A federal court in Alabama ordered that a real estate agent and the owner of rental units the agent managed in Montgomery, Alabama, must pay damages to a low-income renter for sexual harassment. The agent had repeatedly tried to coerce the renter into having sex with him and then raised her rent and attempted to evict her when she refused.
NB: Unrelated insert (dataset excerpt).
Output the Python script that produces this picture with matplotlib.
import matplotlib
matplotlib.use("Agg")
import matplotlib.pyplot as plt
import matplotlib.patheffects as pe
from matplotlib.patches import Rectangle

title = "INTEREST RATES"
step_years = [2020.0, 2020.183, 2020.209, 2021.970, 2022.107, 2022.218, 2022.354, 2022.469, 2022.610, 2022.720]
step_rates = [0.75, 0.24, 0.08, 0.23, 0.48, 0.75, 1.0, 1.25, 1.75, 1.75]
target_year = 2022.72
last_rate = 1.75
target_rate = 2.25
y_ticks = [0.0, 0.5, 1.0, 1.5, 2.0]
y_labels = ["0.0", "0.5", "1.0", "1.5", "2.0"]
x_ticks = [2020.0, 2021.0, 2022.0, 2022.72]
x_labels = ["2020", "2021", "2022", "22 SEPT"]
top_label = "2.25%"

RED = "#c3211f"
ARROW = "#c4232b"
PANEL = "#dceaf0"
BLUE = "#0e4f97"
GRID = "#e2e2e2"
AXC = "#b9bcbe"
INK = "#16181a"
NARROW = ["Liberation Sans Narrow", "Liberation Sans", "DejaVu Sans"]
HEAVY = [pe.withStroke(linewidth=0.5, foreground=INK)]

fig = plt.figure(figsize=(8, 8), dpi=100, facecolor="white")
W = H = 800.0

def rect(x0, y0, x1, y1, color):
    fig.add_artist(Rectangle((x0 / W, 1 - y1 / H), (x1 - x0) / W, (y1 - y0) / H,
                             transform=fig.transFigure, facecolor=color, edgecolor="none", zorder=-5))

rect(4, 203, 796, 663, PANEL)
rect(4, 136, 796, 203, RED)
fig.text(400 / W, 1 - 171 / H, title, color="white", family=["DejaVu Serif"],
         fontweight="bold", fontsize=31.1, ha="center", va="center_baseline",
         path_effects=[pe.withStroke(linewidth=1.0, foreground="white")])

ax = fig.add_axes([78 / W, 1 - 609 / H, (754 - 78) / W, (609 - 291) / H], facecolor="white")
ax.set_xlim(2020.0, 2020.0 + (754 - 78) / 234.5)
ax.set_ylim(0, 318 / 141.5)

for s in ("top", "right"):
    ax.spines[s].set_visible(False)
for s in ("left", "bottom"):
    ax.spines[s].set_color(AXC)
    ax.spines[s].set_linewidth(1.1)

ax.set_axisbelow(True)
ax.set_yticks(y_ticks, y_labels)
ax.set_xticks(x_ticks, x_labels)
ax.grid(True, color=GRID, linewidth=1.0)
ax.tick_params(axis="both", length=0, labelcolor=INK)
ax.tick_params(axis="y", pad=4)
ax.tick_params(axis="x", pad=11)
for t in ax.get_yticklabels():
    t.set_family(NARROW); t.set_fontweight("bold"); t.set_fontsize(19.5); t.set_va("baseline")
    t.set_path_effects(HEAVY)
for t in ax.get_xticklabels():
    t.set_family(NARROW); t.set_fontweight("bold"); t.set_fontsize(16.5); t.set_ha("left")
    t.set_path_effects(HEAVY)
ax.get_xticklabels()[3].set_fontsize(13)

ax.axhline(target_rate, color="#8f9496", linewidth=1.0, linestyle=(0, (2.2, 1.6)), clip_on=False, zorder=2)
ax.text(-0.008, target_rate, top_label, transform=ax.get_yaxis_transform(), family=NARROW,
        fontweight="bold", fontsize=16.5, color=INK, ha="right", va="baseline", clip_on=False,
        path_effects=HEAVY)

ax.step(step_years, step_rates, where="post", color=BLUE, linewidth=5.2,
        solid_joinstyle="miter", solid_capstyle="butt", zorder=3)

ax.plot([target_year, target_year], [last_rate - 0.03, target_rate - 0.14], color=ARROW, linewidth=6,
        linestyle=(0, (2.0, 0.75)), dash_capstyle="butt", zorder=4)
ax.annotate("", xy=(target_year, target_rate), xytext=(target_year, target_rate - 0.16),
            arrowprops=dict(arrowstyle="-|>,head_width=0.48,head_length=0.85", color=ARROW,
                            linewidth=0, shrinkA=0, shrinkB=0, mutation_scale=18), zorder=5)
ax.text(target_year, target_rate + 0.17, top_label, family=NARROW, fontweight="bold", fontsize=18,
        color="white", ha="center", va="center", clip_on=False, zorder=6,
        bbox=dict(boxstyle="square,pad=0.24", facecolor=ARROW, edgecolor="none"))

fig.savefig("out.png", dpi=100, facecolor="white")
The ruling from the U.S. District Court in the Middle District of Alabama came late yesterday.
"Too often landlords and rental agents try to exploit low-income women who have few affordable rental options by demanding sex as a condition of housing," said Olivia Turner, the Executive Director of the American Civil Liberties Union of Alabama, which is representing the renter. "The court's order sends a loud and clear message that this form of exploitation is never acceptable."
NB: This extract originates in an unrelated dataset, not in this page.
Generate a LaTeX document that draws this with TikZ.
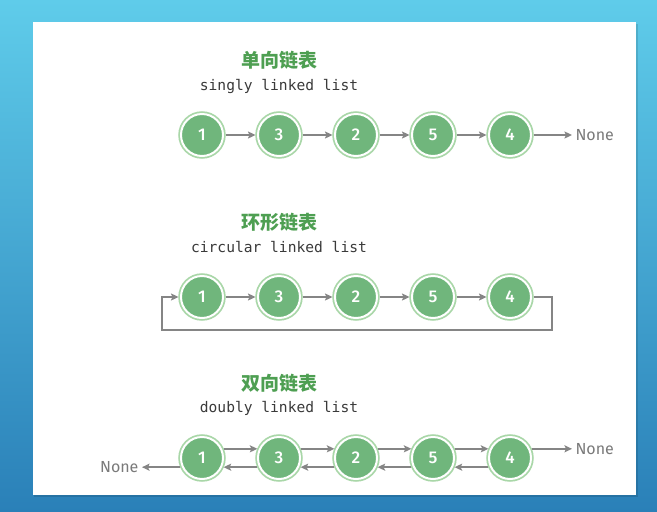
\documentclass[tikz,border=0pt]{standalone}
\usepackage{fontspec}
\setmainfont{Fira Sans}
\setmonofont{DejaVu Sans Mono}
\newfontfamily\cjk{Noto Sans CJK SC}
\newfontfamily\numfont{Fira Sans Medium}
\usetikzlibrary{arrows.meta}
\definecolor{nodegreen}{HTML}{70B67C}
\definecolor{ringgreen}{HTML}{A9D7A8}
\definecolor{titlegreen}{HTML}{4E9F52}
\definecolor{linegray}{HTML}{858585}
\definecolor{textgray}{HTML}{3A3A3A}
\definecolor{nonegray}{HTML}{7A7A7A}
\definecolor{bgtop}{HTML}{5FCCEA}
\definecolor{bgbot}{HTML}{2A80B8}
\tikzset{
  lnode/.style={circle, minimum size=42pt, inner sep=0pt, outer sep=2.5pt,
    fill=nodegreen, draw=white, line width=2pt,
    preaction={draw=ringgreen, line width=5.5pt},
    text=white, font=\numfont\fontsize{17}{17}\selectfont},
  ptr/.style={draw=linegray, line width=1.8pt,
    -{Stealth[length=7.5pt,width=7pt,inset=1.5pt]}},
  cntitle/.style={text=titlegreen, font=\cjk\bfseries\fontsize{19}{19}\selectfont},
  entitle/.style={text=textgray, font=\ttfamily\fontsize{14.6}{15}\selectfont},
  nonetext/.style={text=nonegray, font=\fontsize{16}{16}\selectfont},
}
\begin{document}
\begin{tikzpicture}[x=1pt,y=-1pt]
\useasboundingbox (0,0) rectangle (657,512);
\shade[top color=bgtop, bottom color=bgbot] (0,0) rectangle (657,512);
\fill[black, opacity=0.12] (34,24) rectangle (638,497);
\fill[white] (33,22) rectangle (636,495);

% singly linked list
\node[cntitle] (t1) at (279,60) {单向链表};
\node[entitle] (e1) at (279,86) {singly linked list};
\node[lnode] (a1) at (202,135) {1};
\node[lnode] (a2) at (279,135) {3};
\node[lnode] (a3) at (356,135) {2};
\node[lnode] (a4) at (433,135) {5};
\node[lnode] (a5) at (510,135) {4};
\node[nonetext, anchor=west] (an) at (572,135) {None};
\draw[ptr] (a1) -- (a2);
\draw[ptr] (a2) -- (a3);
\draw[ptr] (a3) -- (a4);
\draw[ptr] (a4) -- (a5);
\draw[ptr] (a5) -- (an);

% circular linked list
\node[cntitle] (t2) at (279,222) {环形链表};
\node[entitle] (e2) at (279,247) {circular linked list};
\node[lnode] (b1) at (202,297) {1};
\node[lnode] (b2) at (279,297) {3};
\node[lnode] (b3) at (356,297) {2};
\node[lnode] (b4) at (433,297) {5};
\node[lnode] (b5) at (510,297) {4};
\draw[ptr] (b1) -- (b2);
\draw[ptr] (b2) -- (b3);
\draw[ptr] (b3) -- (b4);
\draw[ptr] (b4) -- (b5);
\draw[ptr] (b5.east) -- (552,297) -- (552,330) -- (162,330) -- (162,297) -- (b1.west);

% doubly linked list
\node[cntitle] (t3) at (279,383) {双向链表};
\node[entitle] (e3) at (279,408) {doubly linked list};
\node[lnode] (c1) at (202,458) {1};
\node[lnode] (c2) at (279,458) {3};
\node[lnode] (c3) at (356,458) {2};
\node[lnode] (c4) at (433,458) {5};
\node[lnode] (c5) at (510,458) {4};
\node[nonetext, anchor=west] (cr) at (572,449) {None};
\node[nonetext, anchor=east] (cl) at (142,467) {None};
\foreach \p/\q in {c1/c2, c2/c3, c3/c4, c4/c5}{
  \draw[ptr] (\p.23) -- (\q.157);
  \draw[ptr] (\q.203) -- (\p.337);
}
\draw[ptr] (c5.23) -- (c5.23 -| cr.west);
\draw[ptr] (c1.203) -- (c1.203 -| cl.east);
\end{tikzpicture}
\end{document}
The ACLU, the ACLU of Alabama, the Central Alabama Fair Housing Center, and Legal Services Alabama, Inc. filed a lawsuit against Elite Real Estate Consulting Group agent Jamarlo GumBayTay and landlord Matthew Bahr, on behalf of the renter, Yolanda Boswell, in 2007 charging that GumBayTay's sexual harassment and coercive tactics violated the federal Fair Housing Act, which prohibits discrimination in housing based on race, color, national origin, sex, religion, familial status and disability.
The court found both Bahr and GumBayTay at fault for GumBayTay's reprehensible behavior and awarded Boswell over $50,000 in damages. The court noted that Gumbaytay's sexual harassment was well documented by recorded phone conversations he had with Boswell in which he indicated that the amount of rent Boswell paid depended on whether she would have sex with him.